Health Effects From Redlining
Redlining created long-term health effects on the communities directly affected by the practice. Environmental racism plays a significant role in the health of minorities living in previously redlined neighborhoods. The areas that were once redlined and are now predominantly inhabited by people of color have experienced the worst effects of pollution and industry due to their proximity to fossil fuel plants and waste dumps. A recent study suggests that in redlined areas, the rate for asthma is about 2.4 times higher than in other areas. The study further asserts that while redlining policies contributed to the marginalization of racism towards minorities, it also exposed them to certain physical environments that may have led to the development of asthma.
Redlining of certain neighborhoods in the United States led to the divestment of those areas. Previously redlined areas are now near freeways, which exposes them to higher levels of exhaust and poorer air quality, other suggested leading factors for asthma. Due to geographic differences, researchers at the Environmental Protection Agency (EPA) proposed that people of color are considerably more likely to breathe polluted air than white people. Asthma rates are higher among people of color, according to the Center for Disease Control (CDC). Between 2016 and 2018, 10.1 percent of non-Hispanic African Americans were affected versus 8.1 of white non-Hispanics. Black Non-Hispanics face a higher risk of dying from asthma-related causes than white non-Hispanics.
Construction companies also tend to build affordable housing in previously redlined areas. Although policymakers typically view this type of housing as a solution to providing housing to those who need it, it also leads to other problems that remain unknown to residents. When affordable housing units are built near highways, residents face severe disadvantages and are negatively affected by the underlying health issues that may arise in affordable housing units.
Looking Towards The Future
The practice of redlining was intended to isolate and separate different neighborhoods on city maps by segregating them as “hazardous,” and the long-lasting effects have resulted in exactly that. People of color who reside in low-income communities have continued to experience systemic disparities by enduring the adverse health effects left behind by obsolete legislation.
Currently, no policies exist to counteract the effects of redlining, but several policymakers have introduced plans to grant more opportunities to affected families to purchase homes outside of redlined areas. From the 2020 Democratic Party presidential primary, a few plans and proposals stand out as future possibilities for policies aimed at mitigating these long-term issues. Sen. Warren’s plan would provide financial assistance for first-time homebuyers who resided in previously redlined or other formerly legal segregated areas. Mayor Buttigieg proposed the Community Homestead Act, which would acquire abandoned homes in certain cities and permit families who once lived in redlined areas to purchase them.
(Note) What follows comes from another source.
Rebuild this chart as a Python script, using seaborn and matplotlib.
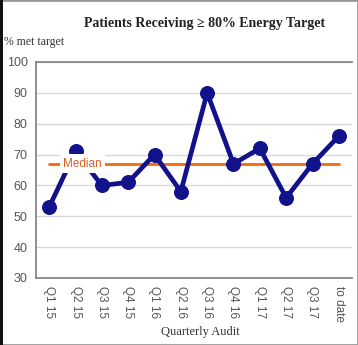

Sen. Harris’s proposal would invest $100 billion for down payments and closing costs for those who once lived in government-owned buildings or in previously redlined areas that are considered low- to moderate-income today.
In 2020, environmental racism is as prevalent as ever. Hopefully, policymakers will bring the issue of asthma and its correlation to low-income housing to the forefront of the policy agenda and pass legislation that will protect vulnerable groups who face the highest risk of being affected by this health concern.